Hut site, Kealduff, Co. Kerry
Co. Kerry |
Settlement Sites
On a slight rise above Lough Naparka, half-swallowed by the boggy floor of the Glenbeigh horseshoe, five rectangular stone huts sit within a network of field walls that the encroaching peat has been quietly burying for centuries.
The walls survive only two or three courses high, yet enough remains to read the settlement clearly: internal spaces ranging from roughly 3.5 by 1.7 metres up to 5.5 by 3 metres, with coursed drystone walls averaging a metre in width. What makes the complex particularly arresting is not just its scale but the addition of a souterrain, an underground stone-lined passage of a type built throughout early medieval Ireland, typically used for storage or as a place of refuge.

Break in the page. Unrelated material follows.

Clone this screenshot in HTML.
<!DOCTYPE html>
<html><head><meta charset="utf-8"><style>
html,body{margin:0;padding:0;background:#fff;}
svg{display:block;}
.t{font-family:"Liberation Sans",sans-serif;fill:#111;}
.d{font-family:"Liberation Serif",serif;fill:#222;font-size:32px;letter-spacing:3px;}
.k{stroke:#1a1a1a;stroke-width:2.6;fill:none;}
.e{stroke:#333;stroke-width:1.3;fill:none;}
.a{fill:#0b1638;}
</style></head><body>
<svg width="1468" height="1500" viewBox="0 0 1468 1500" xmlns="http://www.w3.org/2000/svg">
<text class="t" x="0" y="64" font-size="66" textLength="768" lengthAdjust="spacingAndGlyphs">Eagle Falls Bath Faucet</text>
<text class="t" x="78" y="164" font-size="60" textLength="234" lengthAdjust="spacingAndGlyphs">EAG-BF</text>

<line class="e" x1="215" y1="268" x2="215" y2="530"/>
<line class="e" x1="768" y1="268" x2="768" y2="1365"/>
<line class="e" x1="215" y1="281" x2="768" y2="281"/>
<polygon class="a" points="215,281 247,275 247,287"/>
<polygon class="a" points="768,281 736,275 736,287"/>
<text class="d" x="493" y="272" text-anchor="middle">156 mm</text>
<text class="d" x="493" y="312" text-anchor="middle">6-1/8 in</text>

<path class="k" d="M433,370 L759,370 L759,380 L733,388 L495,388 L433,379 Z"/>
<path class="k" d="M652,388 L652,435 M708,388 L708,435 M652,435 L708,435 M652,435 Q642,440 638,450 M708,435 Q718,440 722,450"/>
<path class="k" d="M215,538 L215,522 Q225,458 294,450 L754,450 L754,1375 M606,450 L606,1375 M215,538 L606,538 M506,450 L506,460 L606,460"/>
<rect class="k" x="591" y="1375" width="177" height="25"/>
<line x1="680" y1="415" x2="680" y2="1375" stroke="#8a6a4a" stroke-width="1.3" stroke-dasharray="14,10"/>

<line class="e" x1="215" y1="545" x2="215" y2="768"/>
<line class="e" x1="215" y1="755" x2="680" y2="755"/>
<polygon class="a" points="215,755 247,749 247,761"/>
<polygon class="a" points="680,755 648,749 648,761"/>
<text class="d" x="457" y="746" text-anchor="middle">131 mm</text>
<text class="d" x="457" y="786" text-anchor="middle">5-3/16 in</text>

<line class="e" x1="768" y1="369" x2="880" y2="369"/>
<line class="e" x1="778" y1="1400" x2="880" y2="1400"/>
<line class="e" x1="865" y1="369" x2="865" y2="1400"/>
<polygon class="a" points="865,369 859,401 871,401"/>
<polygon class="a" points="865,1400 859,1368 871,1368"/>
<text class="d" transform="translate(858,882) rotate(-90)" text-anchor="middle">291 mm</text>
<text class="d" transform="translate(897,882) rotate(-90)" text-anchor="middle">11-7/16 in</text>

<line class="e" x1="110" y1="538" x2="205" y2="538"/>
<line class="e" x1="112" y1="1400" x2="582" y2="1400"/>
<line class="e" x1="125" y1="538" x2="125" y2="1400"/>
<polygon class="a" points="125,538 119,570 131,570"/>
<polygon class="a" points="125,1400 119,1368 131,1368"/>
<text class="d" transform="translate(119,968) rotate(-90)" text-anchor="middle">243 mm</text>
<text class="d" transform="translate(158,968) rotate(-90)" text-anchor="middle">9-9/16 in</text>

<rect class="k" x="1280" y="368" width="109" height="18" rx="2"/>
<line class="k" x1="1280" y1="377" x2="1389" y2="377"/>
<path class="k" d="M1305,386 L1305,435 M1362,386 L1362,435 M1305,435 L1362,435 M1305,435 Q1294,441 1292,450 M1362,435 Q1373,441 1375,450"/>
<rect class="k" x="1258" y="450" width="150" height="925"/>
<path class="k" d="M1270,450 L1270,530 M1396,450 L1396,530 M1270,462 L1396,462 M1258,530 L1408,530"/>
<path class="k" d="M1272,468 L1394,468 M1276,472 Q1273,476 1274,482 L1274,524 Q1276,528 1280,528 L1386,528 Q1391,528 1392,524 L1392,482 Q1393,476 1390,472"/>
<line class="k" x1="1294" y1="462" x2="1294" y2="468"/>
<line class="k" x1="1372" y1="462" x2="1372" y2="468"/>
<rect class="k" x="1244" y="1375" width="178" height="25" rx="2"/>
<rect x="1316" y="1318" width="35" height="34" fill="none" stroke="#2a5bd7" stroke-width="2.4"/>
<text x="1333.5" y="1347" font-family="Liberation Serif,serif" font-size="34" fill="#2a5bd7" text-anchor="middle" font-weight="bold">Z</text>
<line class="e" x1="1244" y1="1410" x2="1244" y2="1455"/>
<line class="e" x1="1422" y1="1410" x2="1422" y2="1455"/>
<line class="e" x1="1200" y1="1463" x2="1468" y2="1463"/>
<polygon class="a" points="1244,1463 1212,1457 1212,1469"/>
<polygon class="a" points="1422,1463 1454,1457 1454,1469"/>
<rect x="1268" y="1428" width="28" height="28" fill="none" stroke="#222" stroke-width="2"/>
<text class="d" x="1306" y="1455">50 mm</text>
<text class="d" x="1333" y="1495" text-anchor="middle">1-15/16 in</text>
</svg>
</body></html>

The souterrain here is a drystone construction consisting of two passages set at right angles to each other, connected by a double-lintelled creepway, a low crawl-through opening roofed with flat stones. The east-west passage runs 2.7 metres in length, standing just under a metre high and slightly over a metre wide; the north-south passage is shorter at 2 metres, and a little narrower. The geometry is precise and deliberate, suggesting builders who understood the structural logic of underground construction in wet ground. Taken together with the huts and field walls, the site represents a small farming settlement of some complexity, its community organised around enclosures, domestic space, and concealed underground storage, all of it now partly submerged in the boggy pasture of one of Kerry's more remote glacial valleys.